KishiryuOh Five KnightsKing KishiryuOh

The mecha assortment suffer from a similar problem of there being too much to keep track of, but there’s a number of other problems that come along with this Sentai staple as well. To preface, the mecha battles do look as good as people say for the most. All the robots have being designed to be more athletic than usual, allowing them to charge at enemies and develop better choreographed battles in more open spaces. In typical fashion the show does throw the very best ones at the beginning and it’s a downward curve from there, but at least they look good. Yet again both the number and combinations just stop any of them from feeling special, and even with the great visuals the mecha fights still struggle to get out of feeling obligatory rather than necessary. And while Ryusoulger is able to create a good team dynamic on the ground level, it certainly can’t when it comes to the mecha fights. The whole point of combinations feel lost when a robot can be piloted by just one or two team members, and although it technically allows for more robots to be piloted into battle (which works especially well for the finale) that sense of unity just isn’t there.

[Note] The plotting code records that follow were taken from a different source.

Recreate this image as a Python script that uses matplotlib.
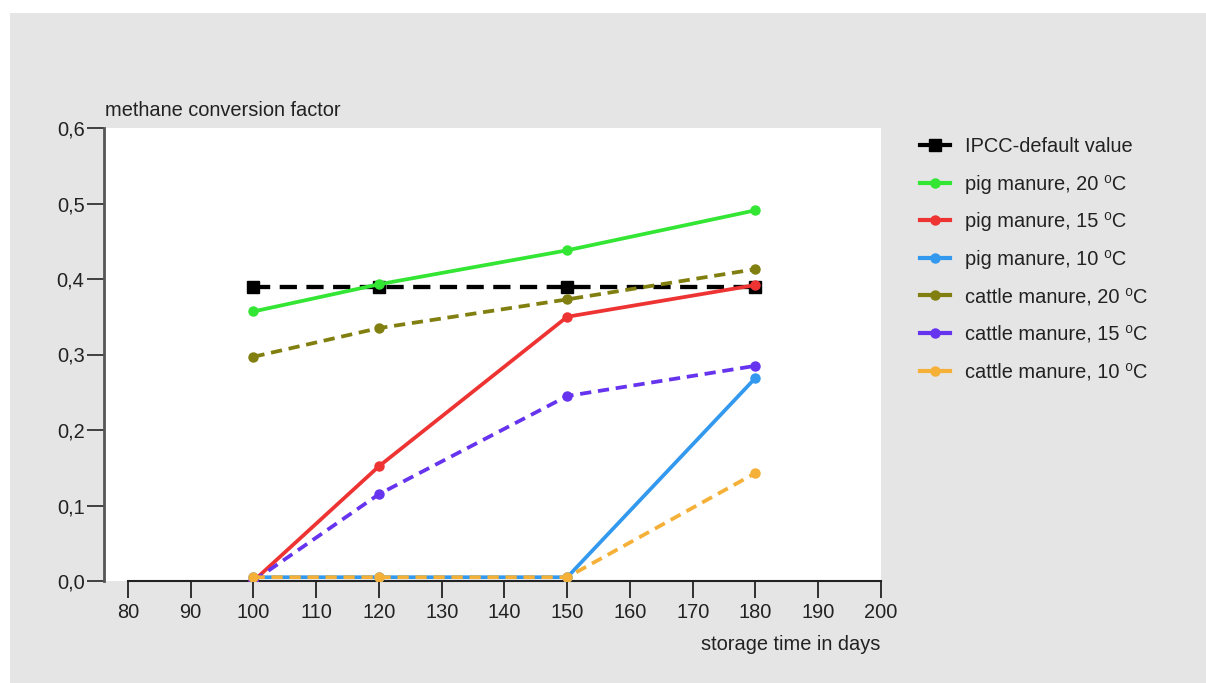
import matplotlib.pyplot as plt
from matplotlib.lines import Line2D
from matplotlib.patches import Rectangle

plt.rcParams['font.family'] = ['Liberation Sans', 'DejaVu Sans']

days = [100, 120, 150, 180]
ipcc = [0.39, 0.39, 0.39, 0.39]
pig_20 = [0.357, 0.393, 0.438, 0.491]
pig_15 = [0.0, 0.152, 0.350, 0.392]
pig_10 = [0.005, 0.005, 0.005, 0.269]
cattle_20 = [0.297, 0.335, 0.373, 0.413]
cattle_15 = [0.0, 0.115, 0.245, 0.285]
cattle_10 = [0.005, 0.005, 0.005, 0.143]

labels = ['IPCC-default value', 'pig manure, 20 ⁰C', 'pig manure, 15 ⁰C',
          'pig manure, 10 ⁰C', 'cattle manure, 20 ⁰C', 'cattle manure, 15 ⁰C',
          'cattle manure, 10 ⁰C']
xticks = list(range(80, 201, 10))
yticks = [0.0, 0.1, 0.2, 0.3, 0.4, 0.5, 0.6]

fs = 14.4
fig = plt.figure(figsize=(12.06, 6.83), dpi=100)
fig.patch.set_facecolor('white')
fig.patches.append(Rectangle((10 / 1206, 0), 1, 1 - 13 / 683, transform=fig.transFigure,
                             facecolor='#e5e5e5', edgecolor='none', zorder=-10))

ax = fig.add_axes([104 / 1206, 1 - 581 / 683, (881 - 104) / 1206, (581 - 128) / 683])
ax.set_facecolor('white')

lw = 2.7
ax.plot(days, ipcc, color='black', lw=lw + 0.4, ls=(0, (4, 2.2)), marker='s', ms=8.5, zorder=2)
ax.plot(days, pig_20, color='#33e633', lw=lw, marker='o', ms=6.5, zorder=3)
ax.plot(days, pig_15, color='#ee3333', lw=lw, marker='o', ms=6.5, zorder=3)
ax.plot(days, pig_10, color='#3399ee', lw=lw, marker='o', ms=6.5, zorder=3)
ax.plot(days, cattle_20, color='#807f10', lw=lw, ls=(0, (3, 1.8)), marker='o', ms=6.5, zorder=3)
ax.plot(days, cattle_15, color='#6633ee', lw=lw, ls=(0, (3, 1.8)), marker='o', ms=6.5, zorder=3)
ax.plot(days, cattle_10, color='#f5b038', lw=lw, ls=(0, (3, 1.8)), marker='o', ms=6.5, zorder=4)

ax.set_xlim(76.18, 200)
ax.set_ylim(0, 0.6)
ax.set_xticks(xticks)
ax.set_yticks(yticks)
ax.set_yticklabels([f'{v:.1f}'.replace('.', ',') for v in yticks])
ax.tick_params(axis='x', length=12, width=1.3, labelsize=fs, pad=4, color='#222222',
               labelcolor='#222222')
ax.tick_params(axis='y', length=12, width=1.3, labelsize=fs, pad=2, color='#333333',
               labelcolor='#222222')

for s in ['top', 'right']:
    ax.spines[s].set_visible(False)
ax.spines['left'].set_linewidth(2)
ax.spines['left'].set_color('#555555')
ax.spines['bottom'].set_linewidth(1.5)
ax.spines['bottom'].set_color('#222222')
ax.spines['bottom'].set_bounds(80, 200)
ax.spines['left'].set_zorder(5)

fig.text(105 / 1206, 1 - 110 / 683, 'methane conversion factor', fontsize=fs,
         ha='left', va='center', color='#222222')
fig.text(880 / 1206, 1 - 645 / 683, 'storage time in days', fontsize=fs,
         ha='right', va='center', color='#222222')

colors = ['black', '#33e633', '#ee3333', '#3399ee', '#807f10', '#6633ee', '#f5b038']
handles = [Line2D([], [], color=c, lw=3, marker='s' if i == 0 else 'o',
                  ms=8.5 if i == 0 else 6.5) for i, c in enumerate(colors)]
leg = fig.legend(handles, labels, loc='upper left', bbox_to_anchor=(902 / 1206, 1 - 119 / 683),
                 frameon=False, fontsize=fs, handlelength=1.5, handletextpad=0.75,
                 labelspacing=0.93, labelcolor='#222222')

fig.savefig('out.png', dpi=100)
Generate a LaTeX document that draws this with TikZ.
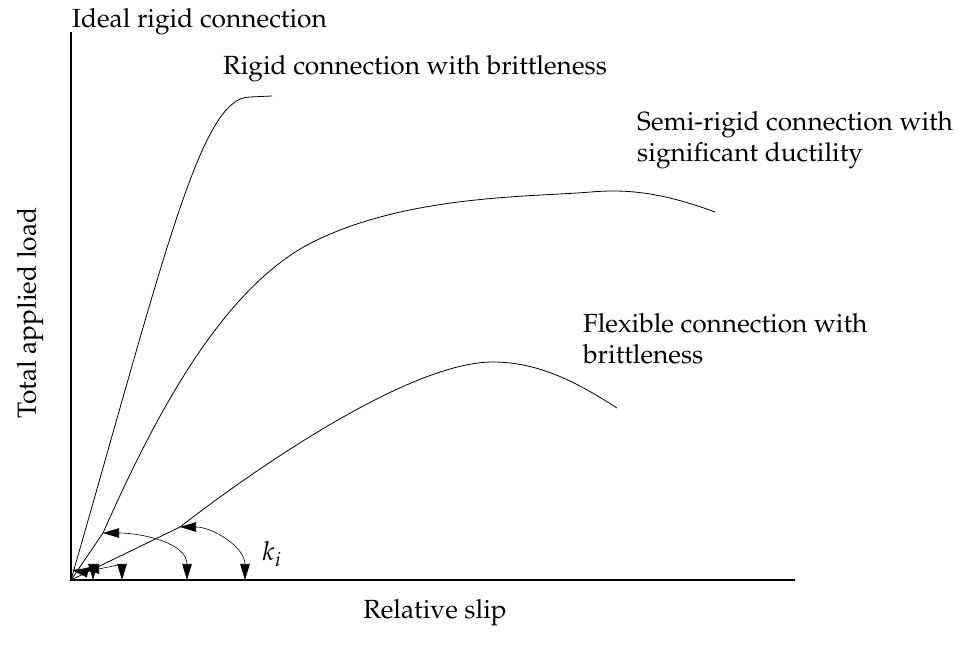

At its very best Kishiryu Sentai Ryusoulger has some of the best mini-arcs and singular episodes that Super Sentai has produced in years, but at its worst it’s a painfully slow series completely lacking in overall direction. It's a series of high highs and low lows, spending the majority of its running time aimless but managing to clamour back a lot of good faith for its climax. Given how inconsequential much of it feels, it's one of the few times it feels like a Super Sentai series would genuinely benefit from being abridged down to simply its core episodes. Ryusoulger isn't quite the downward curve Lupinranger vs Patranger ended up being, but it certainly isn't the revitalisation the franchise is in desperate need of either. Will Mashin Sentai Kiramager finally be the one that does the trick?


M said...

I could smell Gaisoulg Identidy miles before the reveal episode

Anonymous said...

My Shiny Toys Robots (Alex). Are you gonna do a Mashin Sentai Kiramager First Impressions of Episode Zero or the First Episode?

Alex said...

I will indeed! Was waiting for the first episode to be subbed and then I’ll do them together in one piece, probably going up on Tuesday!

Stephen Cassat said...

I honestly thought Ryusoulger was pretty darn good. Characters were nice, suit designs were great, and the story was good in its own right. Koh and Canalo were my favorite characters, but suit design wise, it's a tie between Bamba and Canalo.

Unknown said...

Ryusoulger was a mistake

Chengkeng said...

The show was a great hit, the story, characters, monsters they all were good. Each episode gives every character time to shine. I would rate the show 5 out of 5.

Stephen Cassat said...

Hey Alex, quick question. Out of the 4 Dino sentai, which one to you is the strongest?

Alex said...

I haven’t watched Abaranger properly yet so can’t comment on that one, but of the three I’ve seen Id say Zyu slightly edges the other two out. I’ve heard very positive things about Aba though so I’m quite excited to finally get to that.

Lucas said...

Ryusoulger is the epitome of "scraping the bottom of the barrel". You can tell Toei were left with no ideas after trying to be innovative with LuPat.

TokufanZ said...

Can't wait for your impressions on Abaranger. That's a quite unique sentai. I love your reviews, agree with most of them. Abaranger brings me some various feelings, so I'm curious if you'll, for example, love it of find it weird.